Ralph Lauren Case Study
Brand Audit
In SMU's graduate-level course, ADV 6365: Marketing Communications Management, taught by Professor Hilary Russell-Bremer, I selected Ralph Lauren as my brand for the semester's final project. Ralph Lauren, founded in 1967 in New York City, is one of America's most iconic and enduring lifestyle brands, built from a single line of wide neckties into a global empire spanning fashion, fragrance, home furnishings, hospitality, and beyond. The brand's founder, born Ralph Lipschitz in the Bronx, built his company on a singular vision: selling not just clothing, but an aspirational version of the American dream rooted in heritage, elegance, and self-expression. Over the course of the project, I developed a comprehensive brand analysis covering the company's history, visual identity, consumer personas, competitive positioning, SWOT analysis, IMC strategy, and forward-looking marketing recommendations, treating Ralph Lauren as a real-world client navigating the tension between timeless prestige and evolving cultural relevance.
The project began with a deep dive into Ralph Lauren's brand architecture and history, tracing the company's milestones from its 1967 founding through its 1997 IPO, international expansion, and present-day challenges. I analyzed the brand's multi-tiered product structure, from the ultra-premium Purple Label to the accessible Polo Ralph Lauren mainline, and examined how Ralph Lauren has used lifestyle storytelling, visual consistency, and cultural associations with equestrianism, Ivy League prep, and Americana to maintain its position across decades. I also developed detailed customer personas to anchor the strategic analysis: William "Will" Preston, a 38-year-old hedge fund manager in Greenwich, Connecticut, representing the brand's affluent legacy consumer, and Olivia Chen, a 32-year-old tech marketing VP in San Francisco, representing the aspirational, modern professional the brand must increasingly attract.
Analysis, Strategy, and Growth
One of the most valuable aspects of this project was the depth of strategic thinking required to analyze a brand as complex and layered as Ralph Lauren. Rather than relying on a single data source, I synthesized information across the brand's corporate communications, press coverage, fashion industry reporting, and academic marketing frameworks to build out a thorough integrated marketing communications analysis.
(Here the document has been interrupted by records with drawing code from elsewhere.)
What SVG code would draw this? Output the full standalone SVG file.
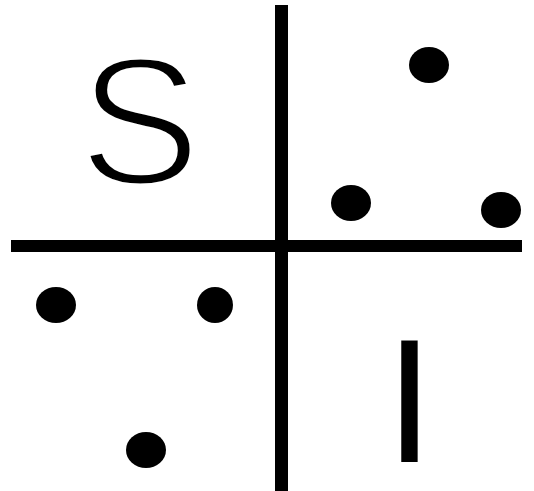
<svg xmlns="http://www.w3.org/2000/svg" width="534" height="491" viewBox="0 0 534 491">
  <style>
    .axis { fill: #000; }
    .dot { fill: #000; }
    .lbl { font-family: "Liberation Sans", Arial, sans-serif; fill: #000; }
  </style>
  <rect width="534" height="491" fill="#fff"/>
  <g id="axes">
    <rect class="axis" x="275" y="5" width="13" height="486"/>
    <rect class="axis" x="11" y="240" width="511" height="12"/>
  </g>
  <g id="label-S">
    <text class="lbl" x="79" y="184" font-size="182" stroke="#fff" stroke-width="5" paint-order="fill">S</text>
  </g>
  <g id="label-I">
    <text class="lbl" x="385" y="462" font-size="176">I</text>
  </g>
  <g id="dots-top-right">
    <ellipse class="dot" cx="429" cy="65" rx="20" ry="18"/>
    <ellipse class="dot" cx="351" cy="203" rx="20" ry="18"/>
    <ellipse class="dot" cx="501" cy="210" rx="20" ry="18"/>
  </g>
  <g id="dots-bottom-left">
    <ellipse class="dot" cx="56" cy="305" rx="20" ry="18"/>
    <ellipse class="dot" cx="215" cy="305" rx="18" ry="18"/>
    <ellipse class="dot" cx="146" cy="450" rx="20" ry="18"/>
  </g>
</svg>
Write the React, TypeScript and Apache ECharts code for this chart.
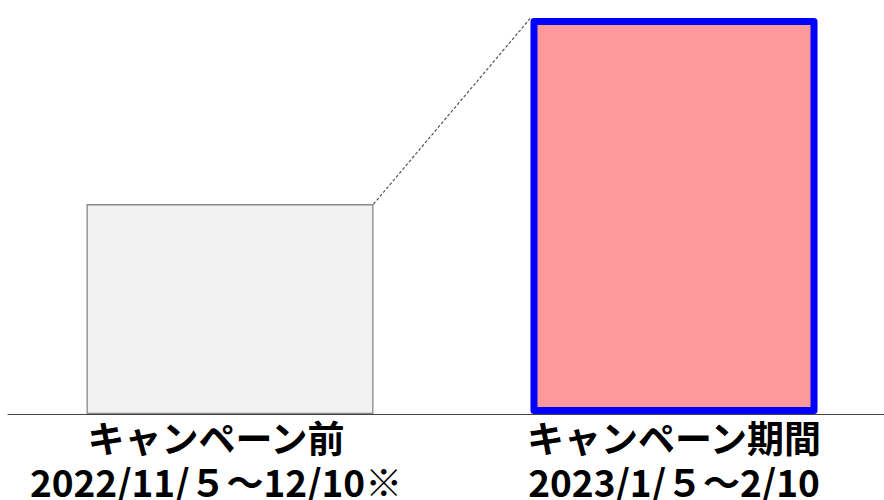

The IMC funnel I developed traced the customer journey through awareness, consideration, purchase, and retention, mapping how Ralph Lauren uses high-profile sponsorships like the US Open and Olympic outfitting partnerships, exclusive events, personalized digital campaigns, and loyalty programming to move consumers through each stage while maintaining an aura of quiet prestige.
The project deepened my understanding of the unique challenges facing heritage luxury brands in a fragmented media landscape. Ralph Lauren competes not just with direct fashion rivals like Burberry, Lacoste, and Tommy Hilfiger, but also with fast-fashion disruptors like Aime Leon Dore that appeal to younger consumers through streetwear credibility and social media. Navigating that landscape required me to think carefully about how a brand maintains its aspirational equity without alienating an emerging customer base. The brand positioning section of my analysis explored three strategic pillars for Ralph Lauren going forward: heritage with a modern twist, lifestyle brand beyond fashion, and craftsmanship and quality, each supported by messaging concepts and channel-specific recommendations. The opportunities section pushed me to think creatively about how Ralph Lauren could extend its world through boutique hotels, museum archive pop-ups, Gen Z capsule collaborations, and a Repair and Rewear circularity program. Taken together, this case study gave me hands-on experience thinking like both a brand strategist and a marketing communications planner.